Beleaguered and now-highly scrutinized Santa Barbara County petroleum company Greka Oil and Gas announced on Friday, February 1, that it may terminate a portion of its workforce as a result of what a statement from the company called “selective enforcement: including stop work orders affecting 95 perfect of its production.” The statement from Greka continued that up around 100 workers would have been fired on Friday, but higher-ups allegedly postponed the action “in hope that the County’s regulators will lift the onerous stop work orders so employees can go back to work.” Then, in a follow-up statement, Greka also countered threats of financial penalties of up to $32,000 a day that the Environmental Protection Agency (EPA) said the company would incur if it doesn’t conform to the agency’s liking.
The first statement quoted Greka president Andrew deVegvar, who said that his company would continue to improve its facilities but would also seek legal options to “protect its employees and facilities from unfair discrimination.” The efforts in question fall under the “Greka Green” initiative. Announced January 29, the movement would purportedly help Greka facilities to function more in line with County environmental standards. (It bears noting, however, than on January 31, the Independent reported that County officials claim that they’ve responded to 18 refractions just since January 15, the date of meeting at which the Board of Supervisors voted to explore ways to better monitor infractions by oil companies and how the County might be able to recoup the expense of cleaning up spills. )

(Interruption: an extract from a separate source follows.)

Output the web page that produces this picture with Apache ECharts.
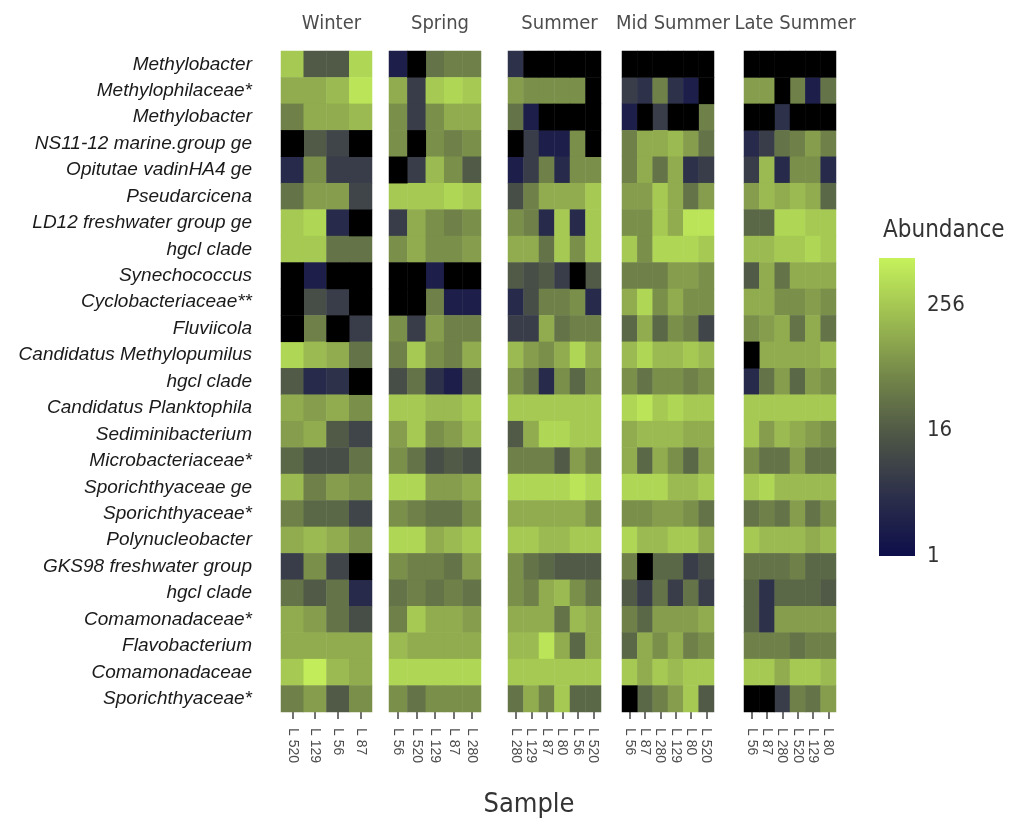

“The County’s actions are a transparent attempt to close all of Greka’s facilities,” said deVegvar in the statement. “With this aggressive and selective inspection schedule, the County is circumventing the law and trying to shut down our facilities one by one: Greka has been unfairly singled out by the County for enforcement actions that are not being applied against other producers in similar situations.” For example, deVegvar noted, a January 23 spill of sulfolane by a Popco facility was “minimized” in the press release issued by County Fire spokesman Eli Iskow. (The statement did specify that the spilled chemical substance had “a low health toxicity level as well as a low flammability level” and was appended by the following note: “Please stress in the story that Popco / Exxon officials and plant workers have been very cooperative and helpful with the mitigation of possible hazards and the incident investigation.”)
Finally, the Greka statement touted the company’s virtues, which include that it has spent “tens of millions of dollars” on rehabilitating old equipment, that it has never been named on the annual list of major California spills that the Department of Fish & Game compiles, and that spills in December and January may be the result of sabotage and not company negligence. “The Company has stated publicly that the County should be pursuing the vandals who caused the damage, not penalizing hardworking Santa Maria families with their tactics,” the statement concluded.
The second statement noted that a press conference on Friday also featured Greka’s response to the EPA’s threats of fines. Whereas a statement from EPA Site Coordinator Robert Wise indicated that he had seen Greka employees covering spilled oil with dirt rather than cleaning it up, Greka Incident Coordinator Robert Tull said these allegations were not true. Tull’s quote from the press conference reads as follows: “Mr. Wise told me he didn’t actually witness employees covering up the oil, but relied on what the Coast Guard Strike Team had said: I went out to the site today with the Coast Guard and we got the misunderstanding straightened out. What they had told Mr. Wise was that we weren’t cleaning the rocks well enough. Of course, we will comply with whatever the EPA and the Coast Guard want us to do. All they have to do is tell us.”
NOTE: EPA representative Mary Simms contacted the Independent on March 5 with the following note, which clarified her organization’s perspective on the alleged improper cleaning efforts by Greka empoyees: “During the inspection, EPA/Coast Guard observers saw fresh dirt covering spilled oil. The fresh dirt did not appear to have been deposited randomly over the oil, and Greka’s employees had not left any flags or markers indicating that they intended to return to perform further cleanup activities. It may be that Greka employees had also failed to clean up rocks, but that was not the basis for Mr. Wise’s actions.”